- The Washington Times - Tuesday, July 5, 2011

JIHAD JOE: AMERICANS WHO GO TO WAR IN THE NAME OF ISLAM
By J.M. Berger
Potomac Books, $29.95, 280 pages

Last week, 23-year old U.S.-born Brooklynite Betim Kaziu stood trial for purportedly plotting to kill American troops in Afghanistan, Iraq and the Balkans after becoming indoctrinated in jihadism via extremist Internet forums.

He had been arrested along with Sulejmah Hadzovic, his childhood friend. Both traveled to Cairo in 2009 to arrange further travel to Pakistan to be trained to embark on their jihad. As J.M. Berger’s well-documented book “Jihad Joe: Americans Who Go to War in the Name of Islam” informs us, individuals such as Mr. Kaziu and Mr. Hadzovic are only the latest examples of the hundreds of American citizens and legal residents who have taken part in some aspect of the violent global jihad in America and overseas over the past 30 years.

How these American jihadists became radicalized, recruited and trained, and the types of terrorist activities they conducted (and still engage in) whether abroad or in America, constitute the core of Mr. Berger’s important book.

Mr. Berger is well positioned to write about these terrorist operatives, given his background as an investigative journalist who has traveled to conflict regions around the world to produce television documentaries about al Qaeda and its affiliates, including in Bosnia. He also runs the journalism website Intelwire.com from his office in the greater Boston area.

The book is based on Mr. Berger’s research on more than 240 American citizen jihadists (in addition to 41 legal long-term U.S. residents) who constitute a subset of what he guesses may be at least 1,400 Americans who have taken part in some form of military jihad over the past 30 years. Included among these Americans are those who have fought the Soviet occupying forces in Afghanistan, been present at the founding of al Qaeda, and fought as jihadists in Bosnia, Chechnya, Somalia and Yemen. Especially worrisome, Mr. Berger notes: “Virtually every major terrorist attack against the United States - including 9/11 - has included Americans as willful accomplices.”

Mr. Berger’s comprehensive list - one of the most exhaustive I’ve found in any book on this subject - includes Yemeni Americans, such as the “Lackawanna 6,” from western New York who trained in al Qaeda camps in Afghanistan (but may not have conducted any terrorist warfare), as well as the currently at-large fugitive, radical cleric Anwar al-Awlaki, who was born in New Mexico, and who became a senior al Qaeda leader after making his way to his family’s ancestral home in Yemen in 2004.

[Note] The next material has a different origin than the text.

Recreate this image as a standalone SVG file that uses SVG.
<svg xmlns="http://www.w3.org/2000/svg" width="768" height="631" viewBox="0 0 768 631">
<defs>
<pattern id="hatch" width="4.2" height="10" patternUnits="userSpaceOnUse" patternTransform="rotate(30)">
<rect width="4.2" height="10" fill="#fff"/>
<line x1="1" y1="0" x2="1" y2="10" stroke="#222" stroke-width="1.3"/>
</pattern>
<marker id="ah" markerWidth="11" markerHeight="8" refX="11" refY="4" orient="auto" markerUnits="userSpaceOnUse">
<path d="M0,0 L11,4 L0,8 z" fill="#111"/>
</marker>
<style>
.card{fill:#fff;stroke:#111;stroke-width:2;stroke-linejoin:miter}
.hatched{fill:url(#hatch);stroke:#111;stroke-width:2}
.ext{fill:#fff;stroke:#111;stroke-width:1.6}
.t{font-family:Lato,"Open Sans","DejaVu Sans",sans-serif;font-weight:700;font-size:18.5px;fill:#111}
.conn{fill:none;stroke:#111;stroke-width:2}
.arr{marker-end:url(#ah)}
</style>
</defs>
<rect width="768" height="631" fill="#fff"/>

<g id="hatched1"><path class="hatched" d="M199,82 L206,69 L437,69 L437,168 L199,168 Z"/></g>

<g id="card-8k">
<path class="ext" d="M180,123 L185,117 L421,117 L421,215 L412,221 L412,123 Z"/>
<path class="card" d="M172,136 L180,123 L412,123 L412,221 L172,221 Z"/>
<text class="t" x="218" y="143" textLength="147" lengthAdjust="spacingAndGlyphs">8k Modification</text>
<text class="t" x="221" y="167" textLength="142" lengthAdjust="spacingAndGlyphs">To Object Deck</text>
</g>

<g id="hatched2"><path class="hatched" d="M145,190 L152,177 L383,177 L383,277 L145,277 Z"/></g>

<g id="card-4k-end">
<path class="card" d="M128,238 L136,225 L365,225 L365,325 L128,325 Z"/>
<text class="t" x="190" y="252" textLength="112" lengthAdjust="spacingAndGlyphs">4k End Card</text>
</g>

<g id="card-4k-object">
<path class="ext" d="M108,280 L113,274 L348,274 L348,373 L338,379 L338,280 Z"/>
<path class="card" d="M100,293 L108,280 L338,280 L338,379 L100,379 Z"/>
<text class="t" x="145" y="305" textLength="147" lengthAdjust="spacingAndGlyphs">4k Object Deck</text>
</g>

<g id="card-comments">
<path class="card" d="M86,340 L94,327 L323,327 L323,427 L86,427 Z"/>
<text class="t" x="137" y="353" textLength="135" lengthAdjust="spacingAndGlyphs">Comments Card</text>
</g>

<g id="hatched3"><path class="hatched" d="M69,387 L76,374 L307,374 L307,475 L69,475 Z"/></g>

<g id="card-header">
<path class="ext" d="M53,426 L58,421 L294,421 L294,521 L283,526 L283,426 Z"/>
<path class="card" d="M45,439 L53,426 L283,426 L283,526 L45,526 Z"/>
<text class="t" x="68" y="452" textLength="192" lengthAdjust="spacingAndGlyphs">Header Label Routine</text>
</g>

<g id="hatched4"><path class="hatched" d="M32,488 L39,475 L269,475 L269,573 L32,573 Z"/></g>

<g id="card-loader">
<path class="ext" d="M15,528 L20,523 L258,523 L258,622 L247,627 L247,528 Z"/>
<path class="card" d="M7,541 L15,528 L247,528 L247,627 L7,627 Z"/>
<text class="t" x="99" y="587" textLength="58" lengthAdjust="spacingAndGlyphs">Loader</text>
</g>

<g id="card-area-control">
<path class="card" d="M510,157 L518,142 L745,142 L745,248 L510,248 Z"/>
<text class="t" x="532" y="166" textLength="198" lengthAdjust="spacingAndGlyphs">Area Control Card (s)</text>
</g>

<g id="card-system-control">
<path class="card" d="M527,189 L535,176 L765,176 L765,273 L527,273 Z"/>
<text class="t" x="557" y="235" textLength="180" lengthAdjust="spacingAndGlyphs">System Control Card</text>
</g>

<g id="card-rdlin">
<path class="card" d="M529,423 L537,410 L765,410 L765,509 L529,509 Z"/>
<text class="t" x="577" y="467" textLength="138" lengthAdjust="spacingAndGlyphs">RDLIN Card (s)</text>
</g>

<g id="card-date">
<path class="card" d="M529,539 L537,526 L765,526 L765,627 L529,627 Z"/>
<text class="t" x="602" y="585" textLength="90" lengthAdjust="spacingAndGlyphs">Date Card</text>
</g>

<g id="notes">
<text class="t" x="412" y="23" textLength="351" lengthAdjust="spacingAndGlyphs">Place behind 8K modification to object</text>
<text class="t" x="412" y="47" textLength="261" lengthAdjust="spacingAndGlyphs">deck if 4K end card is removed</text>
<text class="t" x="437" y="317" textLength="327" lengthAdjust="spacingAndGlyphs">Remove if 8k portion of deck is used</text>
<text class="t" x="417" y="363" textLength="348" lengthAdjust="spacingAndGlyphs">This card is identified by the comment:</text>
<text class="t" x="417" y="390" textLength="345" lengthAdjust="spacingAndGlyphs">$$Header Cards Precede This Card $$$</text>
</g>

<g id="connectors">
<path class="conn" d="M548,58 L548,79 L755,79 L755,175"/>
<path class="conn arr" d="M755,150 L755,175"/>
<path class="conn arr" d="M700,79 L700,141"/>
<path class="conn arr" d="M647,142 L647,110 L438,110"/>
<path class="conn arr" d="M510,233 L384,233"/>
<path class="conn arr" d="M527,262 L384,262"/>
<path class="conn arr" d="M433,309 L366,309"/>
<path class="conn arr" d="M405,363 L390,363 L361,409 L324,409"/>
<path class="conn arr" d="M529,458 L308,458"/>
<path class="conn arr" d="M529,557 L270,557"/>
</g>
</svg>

A recent addition to al Qaeda’s core in Yemen is North Carolina-raised Samir Khan, reportedly the publisher of the organization’s online magazine “Inspire,” who left the U.S. for Yemen in 2009.

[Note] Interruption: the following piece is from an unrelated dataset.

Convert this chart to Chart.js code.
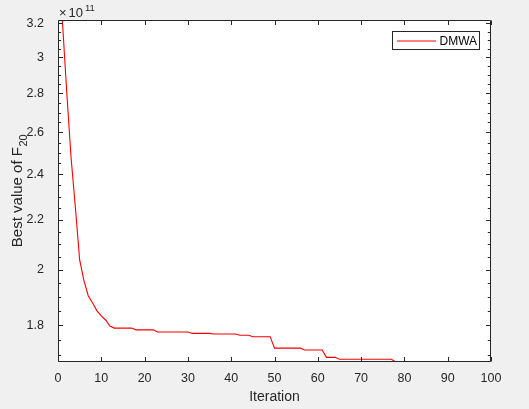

Other jihadi-minded American citizens discussed in Mr. Berger’s book include al Qaeda’s spokesman, California native Adam Gadahn, who made his way to the group’s hide-outs in Pakistan in 1998, and Alabama native Omar Hamami, who arrived in Somalia in 2006 and became a prominent al-Shabab spokesman.

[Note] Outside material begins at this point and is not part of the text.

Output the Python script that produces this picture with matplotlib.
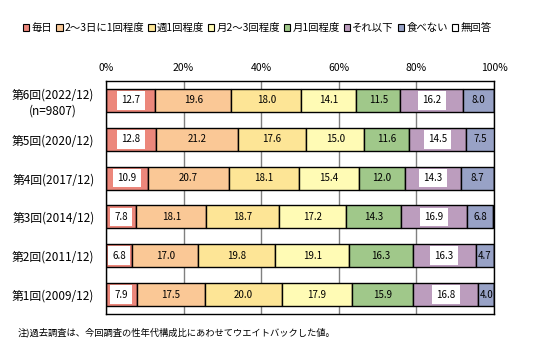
import matplotlib
matplotlib.use("Agg")
import matplotlib.pyplot as plt
import numpy as np

plt.rcParams['font.family'] = ['Noto Sans CJK JP', 'DejaVu Sans']

rounds = ["第6回(2022/12)\n(n=9807)", "第5回(2020/12)", "第4回(2017/12)",
          "第3回(2014/12)", "第2回(2011/12)", "第1回(2009/12)"]
categories = ["毎日", "2～3日に1回程度", "週1回程度", "月2～3回程度",
              "月1回程度", "それ以下", "食べない", "無回答"]
daily      = [12.7, 12.8, 10.9, 7.8, 6.8, 7.9]
every2_3   = [19.6, 21.2, 20.7, 18.1, 17.0, 17.5]
weekly     = [18.0, 17.6, 18.1, 18.7, 19.8, 20.0]
monthly2_3 = [14.1, 15.0, 15.4, 17.2, 19.1, 17.9]
monthly1   = [11.5, 11.6, 12.0, 14.3, 16.3, 15.9]
less       = [16.2, 14.5, 14.3, 16.9, 16.3, 16.8]
never      = [8.0, 7.5, 8.7, 6.8, 4.7, 4.0]
no_answer  = [0.0, 0.0, 0.0, 0.0, 0.0, 0.0]
x_ticks = [0, 20, 40, 60, 80, 100]
x_tick_labels = ["0%", "20%", "40%", "60%", "80%", "100%"]
note = "注)過去調査は、今回調査の性年代構成比にあわせてウエイトバックした値。"

series = [daily, every2_3, weekly, monthly2_3, monthly1, less, never, no_answer]
colors = ["#EC877B", "#FAC896", "#FDE596", "#FFFBB5", "#A0C88A", "#BC9DBE", "#98A2C6", "#FFFFFF"]
boxed = {0, 5}

fig = plt.figure(figsize=(5.6, 3.51), dpi=100)
ax = fig.add_axes([106/560, 1-314/351, (494-106)/560, (314-81)/351])

y = np.arange(len(rounds))
left = np.zeros(len(rounds))
for i, (vals, c) in enumerate(zip(series, colors)):
    vals = np.array(vals)
    ax.barh(y, vals, left=left, height=0.59, color=c, edgecolor="black",
            linewidth=1.0, zorder=3, label=categories[i])
    for j, v in enumerate(vals):
        if v <= 0:
            continue
        cx = left[j] + v / 2
        kw = {}
        if i in boxed:
            kw["bbox"] = dict(facecolor="white", edgecolor="none", boxstyle="square,pad=0.45")
        ax.text(cx, y[j], f"{v:.1f}", ha="center", va="center", fontsize=7,
                zorder=5, **kw)
    left += vals

ax.set_xlim(0, 100)
ax.set_ylim(len(rounds) - 0.5, -0.5)
ax.set_yticks(y)
ax.set_yticklabels(rounds, fontsize=8.5, ha="center", linespacing=1.25)
ax.tick_params(axis="y", length=0, pad=38)
ax.xaxis.tick_top()
ax.set_xticks(x_ticks)
ax.set_xticklabels(x_tick_labels, fontsize=7.5)
ax.tick_params(axis="x", length=0, pad=6)
ax.grid(axis="x", color="#808080", linewidth=1.0, zorder=0)
for s in ax.spines.values():
    s.set_color("black")
    s.set_linewidth(1.0)
    s.set_zorder(6)

handles, labels = ax.get_legend_handles_labels()
leg = fig.legend(handles, labels, loc="center left", bbox_to_anchor=(23/560, 1-28/351),
                 ncol=8, frameon=False, fontsize=7.5, handlelength=0.6, handleheight=0.6,
                 handletextpad=0.2, columnspacing=0.4, borderaxespad=0, borderpad=0)
for h in leg.legend_handles:
    h.set_linewidth(0.8)

fig.text(18/560, 1-332/351, note, fontsize=6.7, va="center", ha="left")

fig.savefig("out.png", dpi=100)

As Mr. Berger reminds us, however, the current wave of American jihadists is but the latest incarnation of a trend that began in the late 1970s, when the Soviet invasion of Afghanistan inspired a generation of American Muslims to fight with the mujahideen against the Soviet occupiers. A mujahideen faction led by Osama bin Laden later formed al Qaeda in the early 1980s, which numerous Americans proceeded to join. The conspirators behind the plot to destroy the World Trade Center in February 1993 included jihadi-inspired American citizens.

Mr. Berger’s book provides a useful definition for understanding jihadism that is contextually and behaviorally based: An American jihadist is “someone who travels abroad to fight in a foreign conflict, specifically in the name of Islam,” including “someone who takes part in terrorist activities that are explicitly defined by the participants as a form of military jihad or that are explicitly motivated by jihadist ideology” and who “actively finances, supports, advocates or provides religious justification for explicit military jihad …”

Since 1979, Mr. Berger asks, why have so many Americans “packed their bags, left wives and children behind, and traveled to distant lands in the name of military jihad, the armed struggle of Islam”? In response, he writes, “Their reasons are as varied as their backgrounds - some travel to defend Muslims in peril, and some fight to establish the reign of Allah on earth. Some are channeling a personal rage that has little to do with religion. Others seek a community where they can belong.”

Mr. Berger concludes that although the current wave of American jihadists may be less experienced and trained in terrorist warfare than their pre-Sept. 11 predecessors, the threat they pose is no less dangerous. He adds, “The potential game-changer that lurks ahead is the question of whether the American jihad movement can achieve a critical mass and become a force in its own right, rather than a toolbox for jihadists abroad.”

Joshua Sinai is an associate professor for research, specializing in counterterrorism studies, at Virginia Tech.